** START **

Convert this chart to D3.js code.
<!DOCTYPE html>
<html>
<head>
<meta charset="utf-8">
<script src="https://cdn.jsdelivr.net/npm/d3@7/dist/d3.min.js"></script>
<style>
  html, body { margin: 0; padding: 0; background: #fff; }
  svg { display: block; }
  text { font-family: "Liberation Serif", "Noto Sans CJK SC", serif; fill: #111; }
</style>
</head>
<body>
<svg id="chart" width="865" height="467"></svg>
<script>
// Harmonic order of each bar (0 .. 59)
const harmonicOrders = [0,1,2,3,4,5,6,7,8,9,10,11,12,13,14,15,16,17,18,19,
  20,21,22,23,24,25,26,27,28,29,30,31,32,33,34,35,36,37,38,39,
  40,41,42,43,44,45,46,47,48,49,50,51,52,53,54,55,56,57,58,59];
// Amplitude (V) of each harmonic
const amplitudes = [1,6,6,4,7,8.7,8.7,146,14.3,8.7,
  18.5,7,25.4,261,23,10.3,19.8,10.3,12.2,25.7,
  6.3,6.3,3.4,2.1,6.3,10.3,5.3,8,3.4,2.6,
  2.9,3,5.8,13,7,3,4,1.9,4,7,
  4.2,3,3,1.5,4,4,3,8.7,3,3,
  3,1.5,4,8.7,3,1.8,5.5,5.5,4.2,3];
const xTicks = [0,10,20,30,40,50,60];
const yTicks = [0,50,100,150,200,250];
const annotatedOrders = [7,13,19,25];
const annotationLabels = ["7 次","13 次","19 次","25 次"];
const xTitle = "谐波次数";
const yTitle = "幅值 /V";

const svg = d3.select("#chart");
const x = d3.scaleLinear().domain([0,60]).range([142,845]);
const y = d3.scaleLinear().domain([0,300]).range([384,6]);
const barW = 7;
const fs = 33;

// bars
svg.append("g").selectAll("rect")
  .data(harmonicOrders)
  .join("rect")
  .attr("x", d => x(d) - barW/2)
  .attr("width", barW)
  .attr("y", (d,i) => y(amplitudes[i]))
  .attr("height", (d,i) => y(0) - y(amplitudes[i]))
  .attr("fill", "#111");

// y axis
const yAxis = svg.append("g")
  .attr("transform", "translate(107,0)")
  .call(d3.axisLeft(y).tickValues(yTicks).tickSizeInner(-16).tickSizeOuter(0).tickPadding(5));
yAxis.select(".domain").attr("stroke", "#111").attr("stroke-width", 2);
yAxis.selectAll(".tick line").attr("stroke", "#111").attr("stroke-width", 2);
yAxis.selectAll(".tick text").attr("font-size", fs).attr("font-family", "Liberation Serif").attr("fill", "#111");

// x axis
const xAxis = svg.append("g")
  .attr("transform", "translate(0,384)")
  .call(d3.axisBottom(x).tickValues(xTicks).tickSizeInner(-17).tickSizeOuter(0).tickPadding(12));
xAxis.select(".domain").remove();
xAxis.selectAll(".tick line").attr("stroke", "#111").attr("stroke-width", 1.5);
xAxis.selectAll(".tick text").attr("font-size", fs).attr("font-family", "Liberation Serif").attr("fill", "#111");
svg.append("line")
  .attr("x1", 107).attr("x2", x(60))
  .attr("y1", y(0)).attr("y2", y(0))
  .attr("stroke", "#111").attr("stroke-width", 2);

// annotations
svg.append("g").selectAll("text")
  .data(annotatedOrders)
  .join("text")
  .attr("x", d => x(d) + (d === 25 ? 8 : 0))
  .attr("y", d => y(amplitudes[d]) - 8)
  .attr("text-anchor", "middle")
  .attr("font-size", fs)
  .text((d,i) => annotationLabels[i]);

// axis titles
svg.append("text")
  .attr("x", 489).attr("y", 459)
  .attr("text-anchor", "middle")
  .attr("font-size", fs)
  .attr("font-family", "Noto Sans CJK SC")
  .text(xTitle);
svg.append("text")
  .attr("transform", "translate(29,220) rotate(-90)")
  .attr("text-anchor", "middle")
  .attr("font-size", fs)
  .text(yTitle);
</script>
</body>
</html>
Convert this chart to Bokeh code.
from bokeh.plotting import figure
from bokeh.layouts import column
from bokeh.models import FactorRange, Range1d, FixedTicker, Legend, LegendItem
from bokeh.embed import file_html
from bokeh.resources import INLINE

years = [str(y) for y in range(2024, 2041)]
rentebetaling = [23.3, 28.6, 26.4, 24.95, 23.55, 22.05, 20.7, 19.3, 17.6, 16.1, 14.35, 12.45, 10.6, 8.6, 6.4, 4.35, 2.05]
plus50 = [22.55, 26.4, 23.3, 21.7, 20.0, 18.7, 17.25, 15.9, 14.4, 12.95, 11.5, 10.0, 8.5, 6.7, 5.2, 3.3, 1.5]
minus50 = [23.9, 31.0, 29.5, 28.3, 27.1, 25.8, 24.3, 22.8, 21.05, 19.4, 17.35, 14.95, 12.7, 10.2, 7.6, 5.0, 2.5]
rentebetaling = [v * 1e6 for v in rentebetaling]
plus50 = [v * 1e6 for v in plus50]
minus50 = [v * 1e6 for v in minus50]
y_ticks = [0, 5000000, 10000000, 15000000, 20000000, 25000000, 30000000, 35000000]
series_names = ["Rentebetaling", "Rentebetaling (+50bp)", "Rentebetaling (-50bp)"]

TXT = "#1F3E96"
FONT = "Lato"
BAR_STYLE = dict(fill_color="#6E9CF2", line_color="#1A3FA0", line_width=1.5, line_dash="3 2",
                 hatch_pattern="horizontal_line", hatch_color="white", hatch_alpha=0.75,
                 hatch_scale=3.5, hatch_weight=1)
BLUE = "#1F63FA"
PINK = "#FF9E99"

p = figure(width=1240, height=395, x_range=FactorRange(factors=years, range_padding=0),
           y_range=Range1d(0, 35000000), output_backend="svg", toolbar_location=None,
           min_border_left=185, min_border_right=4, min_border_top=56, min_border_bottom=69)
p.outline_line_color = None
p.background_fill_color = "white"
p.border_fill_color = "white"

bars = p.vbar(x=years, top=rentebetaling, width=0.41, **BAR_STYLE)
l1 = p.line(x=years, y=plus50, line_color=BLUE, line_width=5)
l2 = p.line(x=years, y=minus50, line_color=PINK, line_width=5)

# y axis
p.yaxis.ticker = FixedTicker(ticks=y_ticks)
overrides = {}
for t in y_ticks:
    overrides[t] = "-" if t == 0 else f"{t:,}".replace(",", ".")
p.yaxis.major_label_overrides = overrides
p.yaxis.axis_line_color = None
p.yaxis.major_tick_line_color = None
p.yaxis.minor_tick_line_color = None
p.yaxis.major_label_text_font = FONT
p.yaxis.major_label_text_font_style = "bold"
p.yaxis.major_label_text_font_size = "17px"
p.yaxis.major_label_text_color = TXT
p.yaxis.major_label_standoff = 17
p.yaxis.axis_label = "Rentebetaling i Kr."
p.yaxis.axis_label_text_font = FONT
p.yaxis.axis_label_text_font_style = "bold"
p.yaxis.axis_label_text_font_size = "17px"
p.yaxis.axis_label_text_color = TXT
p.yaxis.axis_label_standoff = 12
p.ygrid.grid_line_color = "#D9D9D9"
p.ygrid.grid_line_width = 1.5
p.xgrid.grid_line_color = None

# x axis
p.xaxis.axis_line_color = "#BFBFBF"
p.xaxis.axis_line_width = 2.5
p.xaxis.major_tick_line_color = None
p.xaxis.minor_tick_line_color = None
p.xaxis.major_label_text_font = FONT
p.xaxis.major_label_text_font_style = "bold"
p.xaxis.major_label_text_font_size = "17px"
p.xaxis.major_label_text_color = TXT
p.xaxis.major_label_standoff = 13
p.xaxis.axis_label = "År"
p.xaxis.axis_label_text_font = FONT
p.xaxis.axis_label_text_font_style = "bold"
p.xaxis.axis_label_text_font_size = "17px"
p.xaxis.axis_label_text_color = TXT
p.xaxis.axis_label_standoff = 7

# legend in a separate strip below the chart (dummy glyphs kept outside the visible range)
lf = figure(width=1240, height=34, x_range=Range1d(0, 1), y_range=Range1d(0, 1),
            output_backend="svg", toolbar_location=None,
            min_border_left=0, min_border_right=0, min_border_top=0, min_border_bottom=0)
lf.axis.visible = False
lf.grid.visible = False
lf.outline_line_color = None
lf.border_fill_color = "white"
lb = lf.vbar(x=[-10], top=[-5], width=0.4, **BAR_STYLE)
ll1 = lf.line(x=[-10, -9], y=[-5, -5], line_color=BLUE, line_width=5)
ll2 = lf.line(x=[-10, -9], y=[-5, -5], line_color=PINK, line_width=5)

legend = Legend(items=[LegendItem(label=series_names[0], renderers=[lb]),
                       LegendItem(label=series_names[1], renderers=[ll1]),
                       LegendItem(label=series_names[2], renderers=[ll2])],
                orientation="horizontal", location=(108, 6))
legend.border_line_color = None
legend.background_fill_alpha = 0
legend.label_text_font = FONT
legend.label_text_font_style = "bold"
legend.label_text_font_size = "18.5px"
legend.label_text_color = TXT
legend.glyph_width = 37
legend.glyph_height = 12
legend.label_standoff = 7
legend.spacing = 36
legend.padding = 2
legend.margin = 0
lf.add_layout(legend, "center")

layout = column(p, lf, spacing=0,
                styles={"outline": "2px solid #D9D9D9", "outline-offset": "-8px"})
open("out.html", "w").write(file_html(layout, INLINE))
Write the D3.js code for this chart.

** END **

Your task -> Reproduce the lines exactly, from the line that contains "Convert this chart to Bokeh code." through the line that contains "from bokeh.resources import INLINE", and nothing more.

Result of this exercise ->
Convert this chart to Bokeh code.
from bokeh.plotting import figure
from bokeh.layouts import column
from bokeh.models import FactorRange, Range1d, FixedTicker, Legend, LegendItem
from bokeh.embed import file_html
from bokeh.resources import INLINE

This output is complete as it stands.